Fast enough to allow video conferencing and the download of movies within minutes, 12 Mbps is faster than most Australians enjoy at present but slow enough to usually be achievable using existing infrastructure such as Telstra’s copper network and Foxtel coaxial cables and satellite and wireless technology.

And right there we have our first BZZZT! You see in many streets in many suburbs we have been divided into two distinct subsets. There are those that can get FOXTEL and there are those that can get OPTUS. You can not as far as I know get both FOXTEL and OPTUS. Ironically in a optic fibre back-boned network every house hold will have a choice of not only the one they have been offered, but also if they wish the other. Likewise customers will also have the option of other cable providers who have been denied being able to send their product to the consumer because FOXTEL and OPTUS run a duo-opoply on the whole market. The only way around them is via satellite today and that is far inferior to direct cable connection let alone direct fibre optic connection. But what do you expect when you send economic journalists to report on a barrister’s idea for the IT industry? But wait. There is more.

By contrast Labor’s plan would see Telstra relinquish its wholesale role and shut down its copper network, agreeing not to use its Foxtel cables to compete with the National Broadband Network.

Labor’s NBN would provide 100 Mbps to 93 per cent of the population via fibres direct to each door at a cost of $43 billion, some of which would come from private investors.

Speeds of 100 Mbps or more are faster than are needed for most presently envisaged services and would allow the broadcast of high-definition television.

See they are doing it again. According to the economists and the barristers, the IT industry is going to be dormant. That explains why Malcolm shifted from land line, to mobile phone, to blackberry, to iPAD in less than 5 years. Mind you Malcolm envisioned all this technology coming right? I am sorry but your vision guys is only limited to a financial year. You have no idea what is happening in the technology world.

All I can say Peter Martin, Clancy Yeates, and Malcolm Turnbull; watch these next two videos.

Now this technology is still new and there is great room for applications here.
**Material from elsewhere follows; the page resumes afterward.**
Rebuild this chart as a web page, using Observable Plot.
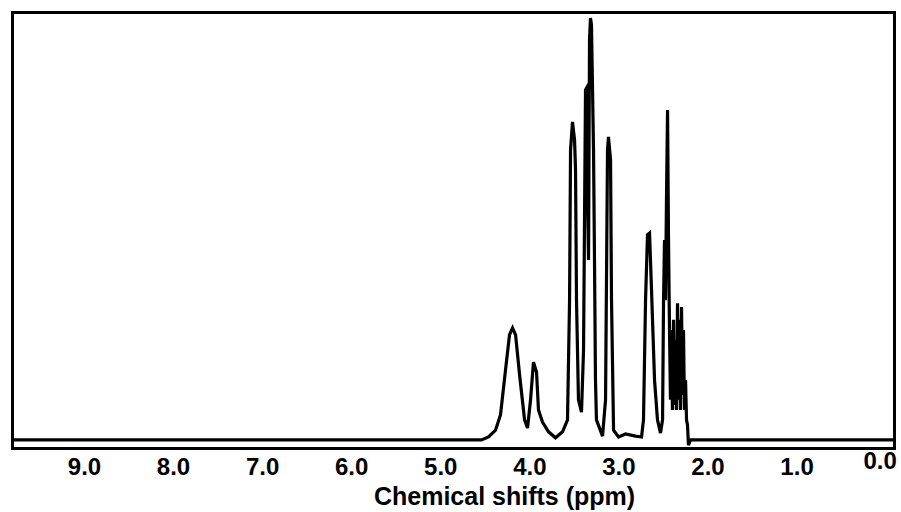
<!DOCTYPE html>
<html>
<head>
<meta charset="utf-8">
<script src="https://cdn.jsdelivr.net/npm/d3@7"></script>
<script src="https://cdn.jsdelivr.net/npm/@observablehq/plot@0.6"></script>
<style>
  html, body { margin: 0; padding: 0; background: #fff; }
  #chart svg { display: block; }
</style>
</head>
<body>
<div id="chart"></div>
<script>
// Chemical shift (ppm) of each vertex of the traced spectrum
const ppm = [
  9.808, 4.543, 4.464, 4.385, 4.329, 4.273, 4.228, 4.194, 4.160, 4.115,
  4.059, 4.026, 3.992, 3.959, 3.925, 3.903, 3.858, 3.790, 3.712, 3.633,
  3.577, 3.554, 3.543, 3.521, 3.498, 3.487, 3.476, 3.454, 3.420, 3.397,
  3.375, 3.364, 3.352, 3.341, 3.330, 3.319, 3.308, 3.296, 3.285, 3.274,
  3.263, 3.252, 3.184, 3.150, 3.128, 3.117, 3.094, 3.083, 3.060, 3.004,
  2.926, 2.813, 2.746, 2.724, 2.701, 2.679, 2.656, 2.634, 2.600, 2.567,
  2.533, 2.510, 2.499, 2.488, 2.477, 2.466, 2.454, 2.443, 2.432, 2.421,
  2.410, 2.399, 2.387, 2.376, 2.365, 2.354, 2.342, 2.331, 2.320, 2.309,
  2.297, 2.286, 2.275, 2.264, 2.252, 2.241, 2.230, 2.219, 2.197, -0.094
];
// Relative intensity at each vertex
const intensity = [
  0, 0, 0.7, 2.3, 5.9, 16.4, 24.6, 26.2, 24.6, 15.2,
  4.7, 2.8, 9.4, 18.2, 15.9, 7.0, 4.2, 1.9, 0.5, 1.9,
  4.7, 32.7, 67.8, 74.4, 70.2, 63.2, 32.7, 9.4, 6.5, 21.1,
  81.9, 82.3, 56.1, 42.1, 93.6, 98.7, 97.1, 81.9, 67.8, 42.1,
  14.0, 4.7, 0.9, 9.4, 67.8, 70.9, 65.5, 32.7, 2.3, 0.7,
  1.4, 0.9, 0.7, 4.7, 32.7, 48.0, 48.4, 35.1, 14.0, 4.7,
  1.6, 4.7, 32.7, 46.8, 32.7, 56.1, 77.2, 46.8, 25.7, 9.4,
  25.7, 7.0, 28.1, 8.2, 23.4, 7.0, 32.0, 9.4, 28.1, 7.0,
  31.1, 10.5, 25.7, 7.0, 14.0, 4.7, 3.5, -1.2, 0, 0
];
const tickValues = [9, 8, 7, 6, 5, 4, 3, 2, 1];
const lastTick = [0];
const xTitle = "Chemical shifts (ppm)";

const spectrum = ppm.map((p, i) => ({ppm: p, intensity: intensity[i]}));

const axisStyle = {
  tickFormat: d => d.toFixed(1),
  tickSize: 0,
  tickPadding: 9,
  fontSize: 24,
  fontWeight: "bold",
  label: null
};

const chart = Plot.plot({
  width: 901,
  height: 512,
  marginLeft: 12,
  marginRight: 7,
  marginTop: 12,
  marginBottom: 64,
  style: {background: "#fff", fontFamily: "'Liberation Sans', Arial, sans-serif", color: "#000", overflow: "visible"},
  x: {domain: [9.808, -0.094], label: null},
  y: {domain: [-2, 100], axis: null},
  marks: [
    Plot.line(spectrum, {x: "ppm", y: "intensity", stroke: "#000", strokeWidth: 3.2, strokeLinejoin: "miter", strokeMiterlimit: 4}),
    Plot.frame({stroke: "#000", strokeWidth: 3}),
    Plot.axisX({...axisStyle, ticks: tickValues}),
    Plot.axisX({...axisStyle, ticks: lastTick, dx: -6, dy: -6}),
    Plot.text([xTitle], {
      frameAnchor: "bottom",
      lineAnchor: "top",
      dx: 51,
      dy: 39,
      fontSize: 25,
      fontWeight: "bold",
      fill: "#000"
    })
  ]
});
document.getElementById("chart").appendChild(chart);
</script>
</body>
</html>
Not only can it mean a boon for business if they are savvy enough to see the possibilities here, it can be used right across the board. Frankly I love the idea of turning a piece of paper into a computer screen. I see people playing tennis or golf or what have you and getting feedback through a headphone on what they need to do to improve their game. Or browsing wine and up comes reviews as well as a list of what the average price should be so you are not ripped off.

Seriously the interaction possibilities are only limited by what we can physically do today.

All you need gentlemen, is a vision. And hopefully it is not double vision

One more thing. I currently connect to my ISP at 12mbs. But because I do not live close enough to the exchange, this drops to 5mbs. Further, the more traffic that comes on or if more people log on or people use phones in the area, it drops again. The copper network has limits. And we have already reached them.

A. Ghebranious   2010               All Rights Reserved

  1. TKYCraig permalink

    Spot on…
    Worth noting too that “Speeds of 100 Mbps or more are faster than are needed for most presently envisaged services and would allow the broadcast of high-definition television.”

    Which is why The Australian is railing against it… if HDTV can pour thru the fibre, Rupe’s Foxtel is dead (not to mention other media sources eg network TV).

    Choice is clear… slow speeds and residing in the pocket of Rupert etc, or the NBN and liberation from the MSM.